Published Wednesday, January 26, 2005

Suffolk News-Herald

For the past few years, members of the Woman's Club of Suffolk have been changing the lives of hundreds of children in third-world countries. But every time she goes on a missionary trip to deliver the Club's offerings, Melva West has felt the kids change her life as well.

"I learned a whole new division of love," said West, the club's treasurer and former president, who took her first trip to the Philippines in 2002. She's also gone to Kenya and China, and will embark on her second trip to Cambodia in March.

"Their hospitals don't have laundry services or cafeterias," she said. "If the family doesn't bring them food, they don't have anything to eat. If they don't do their own wash and lay it out over the hospital lawn, the clothes don't get washed."

In conjunction with Operation Smile, which has been performing cleft lip and palate operations for third-world kids since the early 1980s, clubs from across the state make hundreds of dolls for the youths every year. On Tuesday morning, the Suffolk group, which is a member of the General Federated Woman's Club, met at Eastover Wilroy Ruritan Club to sew together roughly 100 stuffed figurines.
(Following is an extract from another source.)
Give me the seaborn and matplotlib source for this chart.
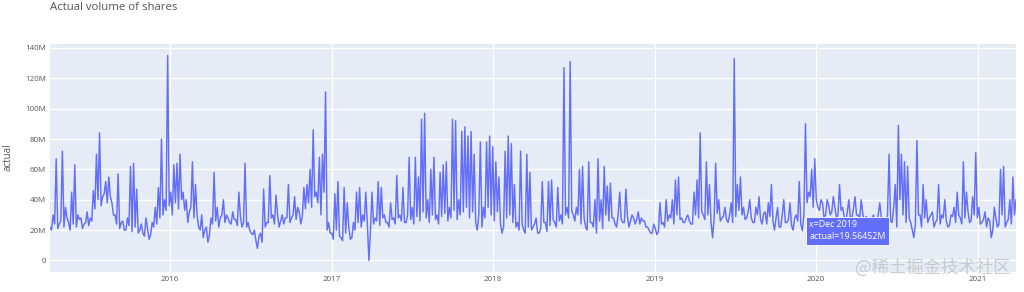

"Doctors draw a pretty face on the dolls to let the children know what they're going to look like when they're better," said West, pushing cotton into a doll. "I believe that God gave us two hands for a reason - one to help ourselves and one to help each other."
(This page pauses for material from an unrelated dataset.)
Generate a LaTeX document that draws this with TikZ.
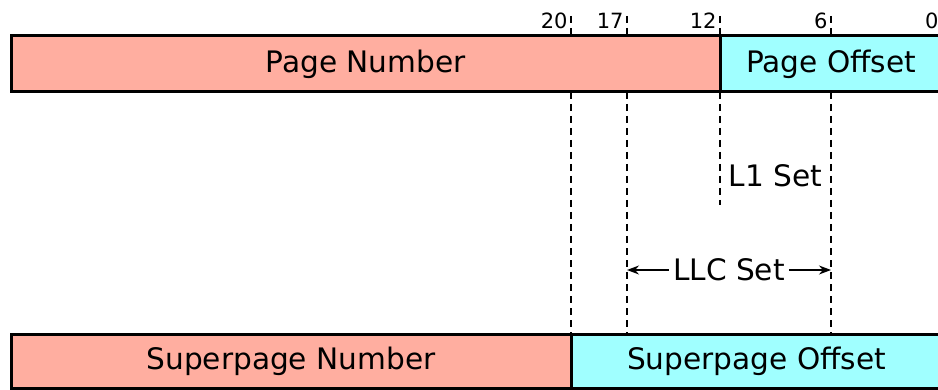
\documentclass[tikz,border=0pt]{standalone}
\usepackage{fontspec}
\setmainfont{DejaVu Sans}
\usetikzlibrary{positioning,arrows.meta,calc}
\definecolor{pagered}{RGB}{255,174,160}
\definecolor{pagecyan}{RGB}{160,255,255}

\begin{document}
\begin{tikzpicture}[x=0.5pt,y=-0.5pt]
	\tikzset{>={Stealth[length=6pt,width=4.5pt]},
		field/.style={draw, line width=1.5pt},
		bitline/.style={dash pattern=on 3.5pt off 2.5pt, line width=1pt},
		lbl/.style={font=\fontsize{14.8}{17}\selectfont},
		bitno/.style={font=\fontsize{10.5}{12}\selectfont, inner sep=0pt, anchor=base east}}
	\useasboundingbox (0,0) rectangle (938,390);
	\clip (0,0) rectangle (938,390);

	% bit positions
	\foreach \b/\x in {20/571, 17/627, 12/720, 6/831, 0/942} {
		\coordinate (u\b) at (\x,36);
		\coordinate (d\b) at (\x,92);
		\coordinate (s\b) at (\x,334);
		\draw[bitline] (\x,16) -- (u\b);
		\node[bitno] (n\b) at (\x-3,29) {\b};
	}

	% page address
	\draw[field, fill=pagered] (11,36) rectangle (d12);
	\draw[field, fill=pagecyan] (u12) rectangle (942,92);
	\node[lbl] (pnum) at (365.5,64) {Page Number};
	\node[lbl] (poff) at (831,64) {Page Offset};

	% superpage address
	\draw[field, fill=pagered] (11,334) rectangle (571,388);
	\draw[field, fill=pagecyan] (s20) rectangle (942,388);
	\node[lbl] (spnum) at (291,361) {Superpage Number};
	\node[lbl] (spoff) at (756.5,361) {Superpage Offset};

	% set index ranges
	\draw[bitline] (d20) -- (s20);
	\draw[bitline] (d17) -- (s17);
	\draw[bitline] (d6) -- (s6);
	\draw[bitline] (d12) -- (720,205) coordinate (l1end);
	\node[lbl] (l1set) at (775.5,176) {L1 Set};
	\node[lbl, inner sep=2pt] (llcset) at (729,270) {LLC Set};
	\draw[->, line width=0.7pt] (llcset.west) -- (llcset -| d17);
	\draw[->, line width=0.7pt] (llcset.east) -- (llcset -| d6);
\end{tikzpicture}
\end{document}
Roughly 20 members gathered at the shop to put their hands together, as some sewed and others stuffed.

"You can see the enthusiasm here, and know that it's worthwhile," said Dee Hill, the club president. "January is normally a pretty slow month, and I thought that instead of having a speaker, we could do this. The women couldn't get their sewing machines out fast enough."

On Monday, the dolls will be delivered to the Operation Smile headquarters on Tidewater Drive in Norfolk.

"It's nice to get together and do the work," said Anne Rountree. "It takes a long time to do them, but it's a good feeling to know that we're helping them."

Nearby, Louise Whitt measured some fabric.

"You always feel like you've helped somebody," she said. "We're increasing knowledge of people who don't have anything. It doesn't always take big things - little things can mean so much."